Die Erzeugung von Ungleichheiten
Selma Meerbaum-Eisinger, die Cousine Paul Celans, die 1942 mit achtzehn Jahren im Zwangsarbeitslager starb, fordert den Leser des handgeschriebenen Albums mit ihrem Gesamtwerk von 57 Gedichten auf: „Sieh nur die Straße, wie sie steigt: so breit und hell, als warte sie auf mich.“ Was vor der Dichterin liegt, hat die Form eines im Fluchtpunkt tröstlich zum Abschluss kommenden Gedichts oder Liedes. Den Kontrast zu dieser Vision des Einswerdens von Ich und Welt bildet das Protokoll der Dissoziation aus der „Sentimentalen Reise“, Viktor Schklowskis Bericht aus seiner Arbeit als Kommissar im russischen Bürgerkrieg: „Und die Straße ging immer weiter, endlos wie der Krieg. Im Krieg führen ja alle Straßen ins Nichts.“
Walter Benjamin zitierte in seiner Rezension 1928 eine kunsttheoretische Stelle aus dem Reisebericht Schklowskis, des Begründers der russischen Schule des Formalismus: „In ihrem Ursprung ist die Kunst destruktiv und ironisch. Ihr Ziel ist die Erzeugung von Ungleichheiten. Dahin gelangt sie mittels des Vergleichs.“ So fängt Georg Nigl mit der Hilfe von August Diehl und Alexander Gergelyfi noch einmal an mit seiner Kunst. Mittels des Vergleichs bringt die Kunst laut Schklowski aber auch etwas Konstruktives zustande. „Durch die Kanonisierung subalterner Formen erschafft sie sich neue.“ So gehe Puschkin vom Poesiealbum aus – man könnte ergänzen: und Schubert vom Gassenhauer, Mozart vom Kinderreim und Schütz vom Kehrvers.

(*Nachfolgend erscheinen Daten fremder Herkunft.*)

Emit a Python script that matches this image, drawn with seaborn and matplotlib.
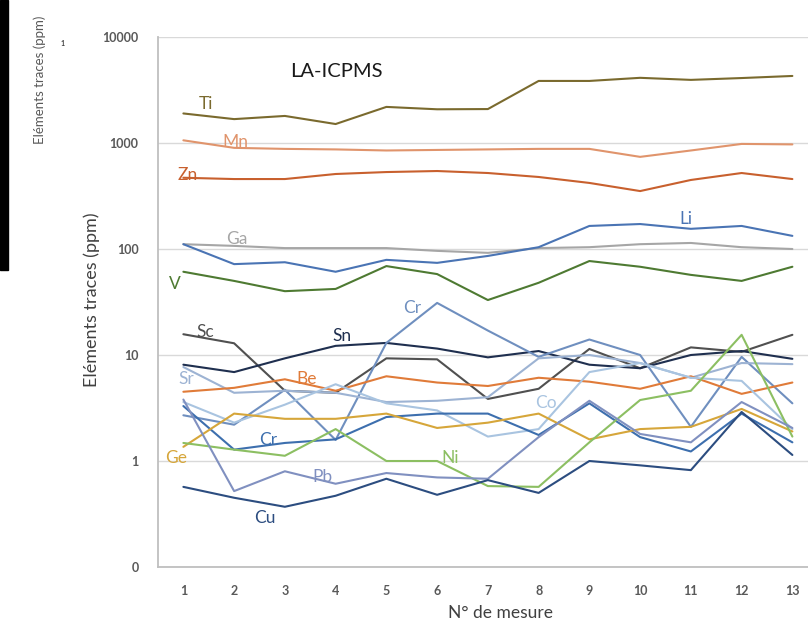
import numpy as np
import pandas as pd
import matplotlib
matplotlib.use("Agg")
import matplotlib.pyplot as plt
from matplotlib.patches import Rectangle
from matplotlib.ticker import NullLocator
import seaborn as sns

# Measurement numbers
mesures = list(range(1, 14))

# Trace element contents (ppm) for each measurement
ti = [1900, 1680, 1800, 1510, 2190, 2080, 2090, 3850, 3850, 4120, 3940, 4100, 4290]
mn = [1060, 900, 880, 870, 850, 860, 870, 880, 880, 740, 850, 980, 970]
zn = [470, 457, 457, 510, 532, 544, 521, 478, 420, 352, 448, 521, 457]
ga = [111, 107, 102, 102, 102, 96, 92, 102, 104, 111, 114, 104, 100]
li = [111, 72, 75, 61, 79, 74, 86, 104, 165, 172, 155, 165, 133]
v = [61, 50, 40, 42, 69, 58, 33, 48, 77, 68, 57, 50, 68]
sc = [15.7, 12.9, 4.6, 4.4, 9.3, 9.1, 3.85, 4.8, 11.4, 7.5, 11.8, 10.7, 15.5]
sn = [8.1, 6.9, 9.3, 12.2, 13.0, 11.5, 9.5, 10.9, 8.1, 7.5, 10.0, 10.9, 9.2]
cr_a = [2.7, 2.2, 4.7, 1.58, 13.0, 31.0, 17.0, 9.6, 14.0, 10.0, 2.1, 9.6, 3.5]
sr = [7.7, 4.4, 4.6, 4.4, 3.6, 3.7, 4.0, 9.3, 10.0, 8.4, 6.1, 8.4, 8.2]
be = [4.5, 4.9, 5.9, 4.6, 6.3, 5.5, 5.1, 6.1, 5.6, 4.8, 6.3, 4.3, 5.5]
co = [3.6, 2.3, 3.4, 5.3, 3.5, 3.0, 1.7, 2.0, 6.9, 8.4, 6.1, 5.7, 2.0]
cr_b = [3.3, 1.28, 1.48, 1.6, 2.6, 2.8, 2.8, 1.76, 3.5, 1.68, 1.23, 2.8, 1.5]
ge = [1.36, 2.8, 2.5, 2.5, 2.8, 2.05, 2.3, 2.8, 1.6, 2.0, 2.1, 3.1, 1.9]
ni = [1.48, 1.28, 1.12, 2.0, 1.0, 1.0, 0.58, 0.57, 1.5, 3.76, 4.6, 15.5, 1.7]
pb = [3.8, 0.52, 0.8, 0.61, 0.77, 0.70, 0.68, 1.68, 3.7, 1.8, 1.5, 3.6, 2.05]
cu = [0.57, 0.45, 0.37, 0.47, 0.68, 0.48, 0.66, 0.50, 1.0, 0.91, 0.82, 2.9, 1.14]

series = {
    "Ti": ti, "Mn": mn, "Zn": zn, "Ga": ga, "Li": li, "V": v,
    "Sc": sc, "Sn": sn, "Cr_a": cr_a, "Sr": sr, "Be": be, "Co": co,
    "Cr_b": cr_b, "Ge": ge, "Ni": ni, "Pb": pb, "Cu": cu,
}

colors = {
    "Ti": "#7A6A2E", "Mn": "#E0946C", "Zn": "#C8602E", "Ga": "#A6A6A6",
    "Li": "#4A74B4", "V": "#4E7A32", "Sc": "#505050", "Sn": "#1F2F4F",
    "Cr_a": "#6F8FBF", "Sr": "#9DB3D3", "Be": "#E07B39", "Co": "#A9C4E0",
    "Cr_b": "#3D6FAE", "Ge": "#D6A63A", "Ni": "#8CBF62", "Pb": "#8090C0",
    "Cu": "#2C4D80",
}

# Element name annotations: (series, text, x, y)
labels = [
    ("Ti", "Ti", 1.44, 2330), ("Mn", "Mn", 2.02, 1020), ("Zn", "Zn", 1.09, 500),
    ("Ga", "Ga", 2.05, 124), ("Li", "Li", 10.9, 190), ("V", "V", 0.84, 47),
    ("Sc", "Sc", 1.43, 16.5), ("Sn", "Sn", 4.12, 15.0), ("Cr_a", "Cr", 5.5, 28),
    ("Sr", "Sr", 1.06, 6.0), ("Be", "Be", 3.43, 5.9), ("Co", "Co", 8.15, 3.5),
    ("Cr_b", "Cr", 2.67, 1.58), ("Ge", "Ge", 0.86, 1.07), ("Ni", "Ni", 6.26, 1.07),
    ("Pb", "Pb", 3.75, 0.70), ("Cu", "Cu", 2.6, 0.29),
]

df = pd.concat(
    [pd.DataFrame({"mesure": mesures, "ppm": vals, "element": name})
     for name, vals in series.items()],
    ignore_index=True,
)

sns.set_theme(style="white")
plt.rcParams["font.family"] = ["Lato", "DejaVu Sans"]

W, H = 808, 625
fig = plt.figure(figsize=(W / 100, H / 100), dpi=100)
fig.patch.set_facecolor("white")

left, right, top, bottom = 158, 817.75, 37, 567
ax = fig.add_axes([left / W, 1 - bottom / H, (right - left) / W, (bottom - top) / H])

sns.lineplot(data=df, x="mesure", y="ppm", hue="element", palette=colors,
             legend=False, linewidth=1.5, estimator=None, sort=False, ax=ax)
ax.set_xlabel("")
ax.set_ylabel("")

ax.set_yscale("log")
ax.set_ylim(0.1, 10000)
ax.set_xlim(0.5, 13.5)

ax.set_yticks([0.1, 1, 10, 100, 1000, 10000])
ax.set_yticklabels(["0", "1", "10", "100", "1000", "10000"])
ax.yaxis.set_minor_locator(NullLocator())
ax.set_xticks(mesures)
ax.set_xticklabels([str(m) for m in mesures])
ax.set_xticks(np.arange(1.5, 13.5, 1), minor=True)

ax.tick_params(axis="y", which="major", length=4, width=1, color="#BFBFBF",
               direction="out", pad=10, labelsize=9, labelcolor="#595959")
ax.tick_params(axis="x", which="major", length=0, pad=13, labelsize=9,
               labelcolor="#595959")
ax.tick_params(axis="x", which="minor", length=4, width=1, color="#BFBFBF",
               direction="in")
for t in ax.get_xticklabels() + ax.get_yticklabels():
    t.set_fontweight("bold")

ax.grid(False)
ax.yaxis.grid(True, color="#D9D9D9", linewidth=1)
for side in ("top", "right"):
    ax.spines[side].set_visible(False)
for side in ("left", "bottom"):
    ax.spines[side].set_color("#BFBFBF")
    ax.spines[side].set_linewidth(1.3)

for key, txt, x, y in labels:
    ax.text(x, y, txt, color=colors[key], fontsize=12.5, ha="center",
            va="center", clip_on=False)

ax.text(0.27, 0.935, "LA-ICPMS", transform=ax.transAxes, fontsize=14.5,
        color="#1A1A1A", ha="center", va="center")

fig.text(500 / W, 1 - 613 / H, "N° de mesure", fontsize=12.5,
         color="#404040", ha="center", va="center")
fig.text(92 / W, 1 - 300 / H, "Eléments traces (ppm)", fontsize=13,
         color="#404040", rotation=90, ha="center", va="center")

# Narrow dark band with a small copy of the axis title on the left edge
fig.patches.append(Rectangle((0, 1 - 270 / H), 8 / W, 270 / H,
                             transform=fig.transFigure, color="black"))
fig.text(40 / W, 1 - 80 / H, "Eléments traces (ppm)", fontsize=9.5,
         color="#595959", rotation=90, ha="center", va="center")
fig.text(63 / W, 1 - 43 / H, "1", fontsize=5, color="#404040",
         ha="center", va="center", fontweight="bold")

fig.savefig("out.png", dpi=100)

Freiheit zur Legendenbildung nehmen Nigl und Diehl sich heraus, wenn sie den von Ludwig Berger überlieferten Bericht Muzio Clementis über seine Begegnung mit Mozart ins Mündliche zurückübersetzen: Er habe „noch nie jemand so intelligent und anmutig“ von Musik „sprechen hören“ – mit „vortragen“ ist im Zitat bei Berger indes Mozarts Klavierspiel gemeint. Gergelyfi trägt die Ouvertüre zur „Zauberflöte“ an dem Clavichord aus der Sammlung des Mozarteums vor, an dem Mozart die Oper komponierte: Intelligent zerlegt er den himmelstürmenden Ohrwurm, um anmutig den leisesten Höllenlärm zu entfesseln.